Sarah Singh: Sparking environmental awareness among children in the Barima-Mora Passage

…girls now monitoring mangroves using drones

By Rupa Seenaraine

Indigenous children from the Barima-Mora Passage in Region One (Barima-Waini) have been able to understand the environment in which they live better and dream about opportunities that they never thought possible, through the work of 21-year-old Sarah Singh in their communities.
Sarah, who works for the Guyana Marine Conservation Society (GMCS) as the Project Administration and Communications Officer, has been teaching the children about the importance of the region’s resources, especially mangrove cover.

Sarah Singh

Having recently completed her Bachelor’s Degree in Biology with a specialisation in marine biology at the University of Guyana, Singh has been deeply involved in the work to raise awareness in the villages.
The first-ever Indigenous girls’ drone unit, called the Barima Mora Drone Unit, was formed in May of 2022, where four girls were trained to operate the devices. This would later enable them to monitor the mangrove and natural resources using aerial equipment, enabling updates on changes in the land and new environmental trends.

Singh flanked by children during a school session

The Barima-Mora Passage spans about 50,000 hectares, and at present is Guyana’s largest mangrove eco-system. There are freshwater swamps, wetlands, and savannahs with rich aquatic resources.
“We basically brought out these Indigenous girls from four of the primary communities in the Barima-Mora Passage. It is found in Region One and comprises about eight communities. It is very special not just for the people living there, but the entire country because it is the largest and most intact mangrove ecosystem,” she highlighted.

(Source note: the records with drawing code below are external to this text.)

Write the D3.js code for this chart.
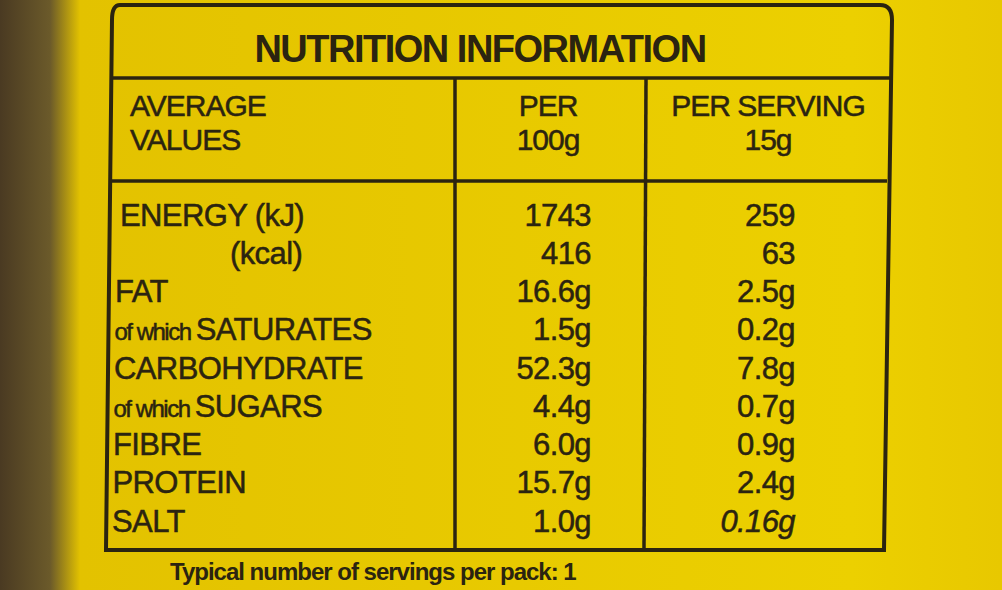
<!DOCTYPE html>
<html><head><meta charset="utf-8">
<script src="https://cdn.jsdelivr.net/npm/d3@7"></script>
<style>body{margin:0;background:#e6c400}svg{display:block}</style></head>
<body><svg id="c" width="1002" height="590"></svg>
<script>
const title = "NUTRITION INFORMATION";
const headers = [["AVERAGE","VALUES"],["PER","100g"],["PER SERVING","15g"]];
const nutrients = ["ENERGY (kJ)","(kcal)","FAT","of which|SATURATES","CARBOHYDRATE","of which|SUGARS","FIBRE","PROTEIN","SALT"];
const per100 = ["1743","416","16.6g","1.5g","52.3g","4.4g","6.0g","15.7g","1.0g"];
const perServing = ["259","63","2.5g","0.2g","7.8g","0.7g","0.9g","2.4g","0.16g"];
const footer = "Typical number of servings per pack: 1";

const svg = d3.select("#c");
const ink = "#2b2410";
const font = "Liberation Sans, Arial, sans-serif";
const g0 = svg.append("defs").append("linearGradient").attr("id","bg");
g0.append("stop").attr("offset","0").attr("stop-color","#4a3a22");
g0.append("stop").attr("offset","0.05").attr("stop-color","#6b5a2a");
g0.append("stop").attr("offset","0.08").attr("stop-color","#e3c200");
g0.append("stop").attr("offset","0.85").attr("stop-color","#ecd000");
g0.append("stop").attr("offset","1").attr("stop-color","#e8c800");
svg.append("rect").attr("width",1002).attr("height",590).attr("fill","url(#bg)");
svg.append("path").attr("d","M120,5 L880,5 Q892,5 892,20 L884,550 L106,550 L112,20 Q112,5 120,5Z")
  .attr("fill","none").attr("stroke",ink).attr("stroke-width",4);
const hline=(y,x1,x2)=>svg.append("line").attr("x1",x1).attr("x2",x2).attr("y1",y).attr("y2",y).attr("stroke",ink).attr("stroke-width",3.5);
hline(78,111,890); hline(181,109,887);
svg.append("line").attr("x1",455).attr("x2",455).attr("y1",78).attr("y2",550).attr("stroke",ink).attr("stroke-width",3.5);
svg.append("line").attr("x1",646).attr("x2",644).attr("y1",78).attr("y2",550).attr("stroke",ink).attr("stroke-width",3.5);

svg.append("text").attr("x",480).attr("y",62).attr("text-anchor","middle").attr("font-family",font)
  .attr("font-weight","bold").attr("font-size",38).attr("fill",ink).attr("letter-spacing",-1.5).text(title);

const hx=[[130,"start"],[548,"middle"],[768,"middle"]];
headers.forEach((h,i)=>h.forEach((t,j)=>svg.append("text").attr("x",hx[i][0]).attr("y",116+j*34)
  .attr("text-anchor",hx[i][1]).attr("font-family",font).attr("font-size",30).attr("fill",ink)
  .attr("stroke",ink).attr("stroke-width",0.5).attr("letter-spacing",-1).text(t)));

const y = d3.scaleBand().domain(d3.range(nutrients.length)).range([196,540]);
const rows = svg.selectAll("g.r").data(nutrients).join("g").attr("class","r")
  .attr("transform",(d,i)=>`translate(0,${y(i)+y.bandwidth()*0.78})`);
rows.each(function(d,i){
  const g=d3.select(this);
  const x = i===1?230:(i<2?120:116-i*0.5);
  const base = s=>s.attr("font-family",font).attr("fill",ink).attr("stroke",ink).attr("stroke-width",0.5).attr("letter-spacing",-0.6);
  const t=base(g.append("text").attr("x",x));
  if(d.includes("|")){const [a,b]=d.split("|");
    t.append("tspan").attr("font-size",24).attr("letter-spacing",-1.5).text(a+" ");
    t.append("tspan").attr("font-size",31).text(b);}
  else t.attr("font-size",31).text(d);
  base(g.append("text").attr("x",591).attr("text-anchor","end").attr("font-size",31)).text(per100[i]);
  base(g.append("text").attr("x",795).attr("text-anchor","end").attr("font-size",31))
    .attr("font-style",i===8?"italic":null).text(perServing[i]);
});
svg.append("text").attr("x",170).attr("y",580).attr("font-family",font).attr("font-weight","bold").attr("font-size",24).attr("fill",ink).attr("letter-spacing",-1).text(footer);
</script></body></html>
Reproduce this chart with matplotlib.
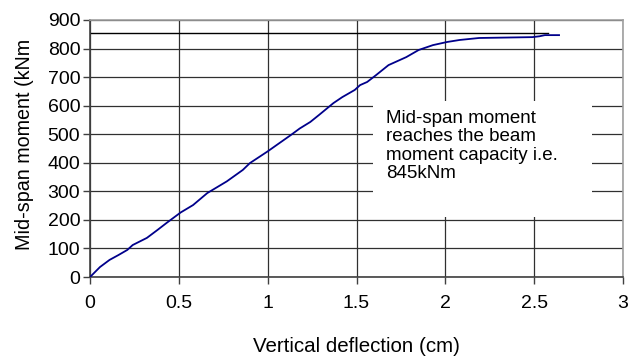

Showing a young girl how a drone is operated

With the drone unit in place, comprising girls aged 19 and 20, she noted that illegal activities could be spotted and changes could be identified sooner.
“The four girls were trained by a company to do aerial drone training and after that, we went back to the communities and we did practical drone training there. The main aim of this drone unit is for these young girls to be able to monitor their mangrove forest for illegal cutting down of mangroves and just to see what is happening and monitor how the land is changing over time,” Singh highlighted.
However, the young biologist expressed that such initiatives have translated into much more for these villages. Young children are now grasping the different opportunities which are in the outside world and exploring unconventional career aspirations.
“The communities are also excited because this is the first time this is being done, especially with the young girls who have limited opportunities in these villages. The girls have been very grateful, because they have never been exposed to such things before. It’s creating opportunities for them that they haven’t dreamt of.”
Recognising that the schoolchildren are visual learners, Singh has been ensuring that their imaginations are well-fed during her awareness exercises.
She expressed, “The community gets super excited when we’re doing practical [work] and what their communities look like from above. It is a heart-warming experience to see their faces light up…That motivated me to keep going back and doing more for them. It makes my job the happiest and easiest.”
Reflecting on improvements for these children, Singh shared that enhanced education access would play a significant role in their lives.
“I would wish if the kids were exposed to proper education. The education level is not as it is in Georgetown, especially the literacy level and the resources are limited. The kids learn better with videos and fun learning materials as well.”